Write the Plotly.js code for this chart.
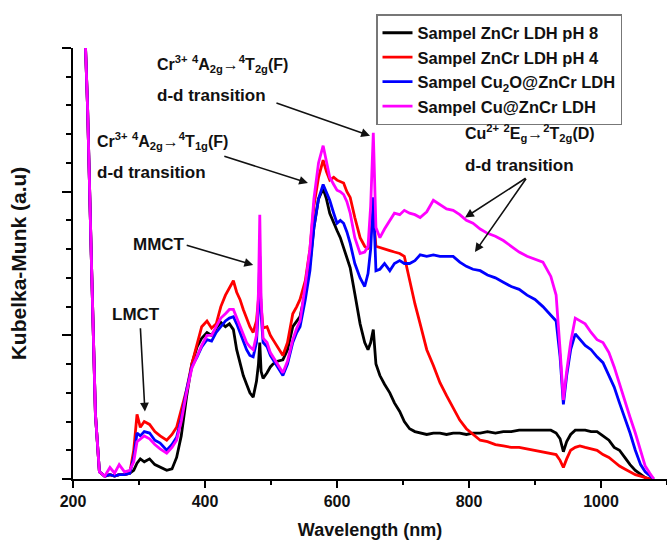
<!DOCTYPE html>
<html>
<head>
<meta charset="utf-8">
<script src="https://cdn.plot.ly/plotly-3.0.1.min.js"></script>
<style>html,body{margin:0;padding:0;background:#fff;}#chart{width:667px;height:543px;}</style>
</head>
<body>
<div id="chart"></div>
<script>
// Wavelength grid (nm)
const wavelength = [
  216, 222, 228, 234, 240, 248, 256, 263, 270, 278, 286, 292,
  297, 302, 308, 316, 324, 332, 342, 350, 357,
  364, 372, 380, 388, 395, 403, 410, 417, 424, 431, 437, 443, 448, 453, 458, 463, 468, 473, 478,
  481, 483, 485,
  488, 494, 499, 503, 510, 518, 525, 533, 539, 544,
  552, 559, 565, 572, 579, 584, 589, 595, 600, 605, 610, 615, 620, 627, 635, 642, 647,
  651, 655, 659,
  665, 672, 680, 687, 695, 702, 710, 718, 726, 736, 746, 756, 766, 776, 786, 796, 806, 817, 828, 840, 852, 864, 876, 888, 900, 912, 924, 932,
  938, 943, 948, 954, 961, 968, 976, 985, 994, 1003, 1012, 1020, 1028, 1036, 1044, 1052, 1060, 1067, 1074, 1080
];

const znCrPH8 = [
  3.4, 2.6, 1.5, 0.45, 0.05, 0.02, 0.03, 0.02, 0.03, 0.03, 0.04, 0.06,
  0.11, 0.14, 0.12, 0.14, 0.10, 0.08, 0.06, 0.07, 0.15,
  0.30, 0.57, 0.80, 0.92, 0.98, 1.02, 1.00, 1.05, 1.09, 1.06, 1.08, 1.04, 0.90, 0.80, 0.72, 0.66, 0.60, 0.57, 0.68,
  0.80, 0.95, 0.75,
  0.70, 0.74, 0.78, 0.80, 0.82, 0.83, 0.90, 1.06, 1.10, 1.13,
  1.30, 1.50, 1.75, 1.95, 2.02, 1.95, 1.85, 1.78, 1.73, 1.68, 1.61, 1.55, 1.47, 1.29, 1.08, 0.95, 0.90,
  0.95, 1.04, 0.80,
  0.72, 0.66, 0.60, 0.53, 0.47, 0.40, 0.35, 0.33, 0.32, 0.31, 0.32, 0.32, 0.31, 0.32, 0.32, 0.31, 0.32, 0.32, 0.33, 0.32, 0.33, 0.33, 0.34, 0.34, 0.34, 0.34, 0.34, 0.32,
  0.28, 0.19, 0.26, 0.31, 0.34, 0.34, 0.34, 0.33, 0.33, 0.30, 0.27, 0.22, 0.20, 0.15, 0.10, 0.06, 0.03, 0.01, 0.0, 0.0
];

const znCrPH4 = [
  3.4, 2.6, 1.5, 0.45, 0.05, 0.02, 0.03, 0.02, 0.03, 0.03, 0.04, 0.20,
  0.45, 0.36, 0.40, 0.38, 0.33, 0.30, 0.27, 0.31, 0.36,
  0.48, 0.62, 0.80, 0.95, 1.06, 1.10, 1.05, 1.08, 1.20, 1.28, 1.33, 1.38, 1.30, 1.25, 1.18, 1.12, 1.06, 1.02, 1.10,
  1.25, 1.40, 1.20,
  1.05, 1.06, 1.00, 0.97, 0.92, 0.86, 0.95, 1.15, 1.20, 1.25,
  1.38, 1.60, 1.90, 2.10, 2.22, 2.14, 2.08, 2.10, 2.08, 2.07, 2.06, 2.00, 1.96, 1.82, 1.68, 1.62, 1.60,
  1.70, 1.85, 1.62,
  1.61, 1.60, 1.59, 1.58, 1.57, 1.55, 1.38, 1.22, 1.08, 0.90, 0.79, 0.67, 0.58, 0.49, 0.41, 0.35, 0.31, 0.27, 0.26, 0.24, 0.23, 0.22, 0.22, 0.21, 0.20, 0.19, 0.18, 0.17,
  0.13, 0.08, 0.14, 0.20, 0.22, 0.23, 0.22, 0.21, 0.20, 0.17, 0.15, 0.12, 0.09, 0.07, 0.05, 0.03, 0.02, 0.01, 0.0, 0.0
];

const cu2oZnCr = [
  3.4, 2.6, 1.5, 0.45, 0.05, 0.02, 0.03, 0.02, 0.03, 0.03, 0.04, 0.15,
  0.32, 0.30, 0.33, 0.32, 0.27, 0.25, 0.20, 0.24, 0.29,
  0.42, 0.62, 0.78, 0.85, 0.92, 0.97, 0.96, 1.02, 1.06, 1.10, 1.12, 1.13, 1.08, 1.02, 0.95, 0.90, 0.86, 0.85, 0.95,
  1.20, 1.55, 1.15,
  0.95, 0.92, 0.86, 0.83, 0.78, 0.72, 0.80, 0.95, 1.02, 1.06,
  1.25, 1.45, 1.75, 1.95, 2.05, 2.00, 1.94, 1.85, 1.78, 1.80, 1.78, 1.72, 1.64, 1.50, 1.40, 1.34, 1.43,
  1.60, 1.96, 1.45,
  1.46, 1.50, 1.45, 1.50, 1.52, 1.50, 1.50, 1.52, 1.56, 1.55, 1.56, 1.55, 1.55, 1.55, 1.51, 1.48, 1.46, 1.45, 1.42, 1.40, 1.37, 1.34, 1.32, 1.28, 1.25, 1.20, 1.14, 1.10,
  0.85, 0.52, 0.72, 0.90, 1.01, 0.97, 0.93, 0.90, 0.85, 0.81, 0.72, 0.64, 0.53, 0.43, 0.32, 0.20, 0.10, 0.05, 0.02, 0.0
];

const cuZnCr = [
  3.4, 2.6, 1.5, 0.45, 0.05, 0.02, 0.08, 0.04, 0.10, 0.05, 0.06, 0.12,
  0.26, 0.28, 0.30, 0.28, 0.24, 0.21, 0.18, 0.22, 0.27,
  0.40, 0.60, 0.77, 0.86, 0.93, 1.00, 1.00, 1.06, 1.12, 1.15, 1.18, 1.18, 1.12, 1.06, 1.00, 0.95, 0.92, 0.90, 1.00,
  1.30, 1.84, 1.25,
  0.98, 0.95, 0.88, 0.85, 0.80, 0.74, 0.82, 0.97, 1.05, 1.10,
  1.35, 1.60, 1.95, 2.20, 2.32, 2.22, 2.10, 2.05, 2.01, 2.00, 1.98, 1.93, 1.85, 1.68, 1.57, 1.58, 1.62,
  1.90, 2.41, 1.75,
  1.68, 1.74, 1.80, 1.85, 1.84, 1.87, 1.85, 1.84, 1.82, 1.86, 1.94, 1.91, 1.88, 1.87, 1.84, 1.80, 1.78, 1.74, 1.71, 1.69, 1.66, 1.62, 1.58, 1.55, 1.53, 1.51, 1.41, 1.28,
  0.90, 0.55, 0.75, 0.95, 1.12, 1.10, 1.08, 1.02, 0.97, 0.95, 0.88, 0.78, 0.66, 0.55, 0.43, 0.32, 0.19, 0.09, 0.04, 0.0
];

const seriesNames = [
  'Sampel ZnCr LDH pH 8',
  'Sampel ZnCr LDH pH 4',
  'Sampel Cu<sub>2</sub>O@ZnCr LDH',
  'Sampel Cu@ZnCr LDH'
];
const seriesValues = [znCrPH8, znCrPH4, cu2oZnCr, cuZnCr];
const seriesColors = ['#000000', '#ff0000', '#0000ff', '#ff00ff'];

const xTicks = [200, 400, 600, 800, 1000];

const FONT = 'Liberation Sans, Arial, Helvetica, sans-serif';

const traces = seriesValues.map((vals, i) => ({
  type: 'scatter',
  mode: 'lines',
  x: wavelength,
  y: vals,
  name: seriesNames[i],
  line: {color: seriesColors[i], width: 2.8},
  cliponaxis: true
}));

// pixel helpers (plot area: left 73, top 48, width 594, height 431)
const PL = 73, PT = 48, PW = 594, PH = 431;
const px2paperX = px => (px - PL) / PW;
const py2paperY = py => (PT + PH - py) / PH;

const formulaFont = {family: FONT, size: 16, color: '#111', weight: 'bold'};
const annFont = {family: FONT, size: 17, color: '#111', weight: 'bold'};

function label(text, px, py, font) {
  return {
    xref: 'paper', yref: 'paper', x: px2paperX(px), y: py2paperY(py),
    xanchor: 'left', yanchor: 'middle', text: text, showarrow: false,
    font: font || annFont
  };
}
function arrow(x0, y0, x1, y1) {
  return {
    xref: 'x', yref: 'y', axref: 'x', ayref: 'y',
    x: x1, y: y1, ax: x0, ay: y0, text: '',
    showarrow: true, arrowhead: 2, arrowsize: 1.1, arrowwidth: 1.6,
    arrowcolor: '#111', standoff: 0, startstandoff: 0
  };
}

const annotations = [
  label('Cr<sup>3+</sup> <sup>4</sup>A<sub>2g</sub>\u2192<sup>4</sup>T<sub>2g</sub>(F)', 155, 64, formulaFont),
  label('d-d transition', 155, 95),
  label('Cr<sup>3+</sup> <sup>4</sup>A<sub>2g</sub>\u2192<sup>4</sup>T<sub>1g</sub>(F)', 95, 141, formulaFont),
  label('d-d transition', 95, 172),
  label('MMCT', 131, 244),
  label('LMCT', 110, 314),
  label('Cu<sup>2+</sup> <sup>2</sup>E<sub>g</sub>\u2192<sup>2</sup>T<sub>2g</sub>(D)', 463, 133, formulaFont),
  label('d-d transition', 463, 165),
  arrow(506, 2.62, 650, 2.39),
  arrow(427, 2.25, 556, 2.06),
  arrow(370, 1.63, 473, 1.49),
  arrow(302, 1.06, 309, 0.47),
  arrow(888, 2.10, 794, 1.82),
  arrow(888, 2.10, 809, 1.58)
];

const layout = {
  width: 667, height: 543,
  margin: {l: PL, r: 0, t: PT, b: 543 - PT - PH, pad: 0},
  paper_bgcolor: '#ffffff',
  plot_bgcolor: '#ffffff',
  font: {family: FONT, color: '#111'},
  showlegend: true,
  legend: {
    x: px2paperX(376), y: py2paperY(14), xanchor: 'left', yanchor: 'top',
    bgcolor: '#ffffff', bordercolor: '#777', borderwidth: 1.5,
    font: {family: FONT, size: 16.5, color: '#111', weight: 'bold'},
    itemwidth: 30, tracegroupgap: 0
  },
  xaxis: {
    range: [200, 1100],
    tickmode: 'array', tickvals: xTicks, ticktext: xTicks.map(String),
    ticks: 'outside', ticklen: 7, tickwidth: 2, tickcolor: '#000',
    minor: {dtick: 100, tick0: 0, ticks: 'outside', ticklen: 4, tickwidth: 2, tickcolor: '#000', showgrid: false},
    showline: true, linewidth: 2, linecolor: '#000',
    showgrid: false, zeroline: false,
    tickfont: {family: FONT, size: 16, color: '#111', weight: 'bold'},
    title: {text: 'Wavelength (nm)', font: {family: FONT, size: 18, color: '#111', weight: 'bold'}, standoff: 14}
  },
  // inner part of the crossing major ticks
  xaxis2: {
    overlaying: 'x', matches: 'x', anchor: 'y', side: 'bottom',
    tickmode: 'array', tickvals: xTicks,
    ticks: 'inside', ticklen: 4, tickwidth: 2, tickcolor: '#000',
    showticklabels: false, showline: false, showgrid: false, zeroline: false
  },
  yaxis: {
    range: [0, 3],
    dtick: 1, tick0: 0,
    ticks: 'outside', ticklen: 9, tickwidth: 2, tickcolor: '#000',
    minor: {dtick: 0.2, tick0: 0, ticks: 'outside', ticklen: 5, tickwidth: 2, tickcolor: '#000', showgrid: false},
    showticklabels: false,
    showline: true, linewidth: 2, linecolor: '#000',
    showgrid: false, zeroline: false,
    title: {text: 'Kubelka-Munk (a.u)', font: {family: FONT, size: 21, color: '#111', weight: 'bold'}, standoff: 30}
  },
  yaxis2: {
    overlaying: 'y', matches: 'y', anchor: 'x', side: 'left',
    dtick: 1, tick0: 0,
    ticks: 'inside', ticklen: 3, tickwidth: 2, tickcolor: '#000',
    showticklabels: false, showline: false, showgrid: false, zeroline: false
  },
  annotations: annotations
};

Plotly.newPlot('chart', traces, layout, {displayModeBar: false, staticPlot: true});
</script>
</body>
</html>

------

From the data above, copy each line that holds "chart".

Write the Plotly.js code for this chart.
<style>html,body{margin:0;padding:0;background:#fff;}#chart{width:667px;height:543px;}</style>
<div id="chart"></div>
Plotly.newPlot('chart', traces, layout, {displayModeBar: false, staticPlot: true});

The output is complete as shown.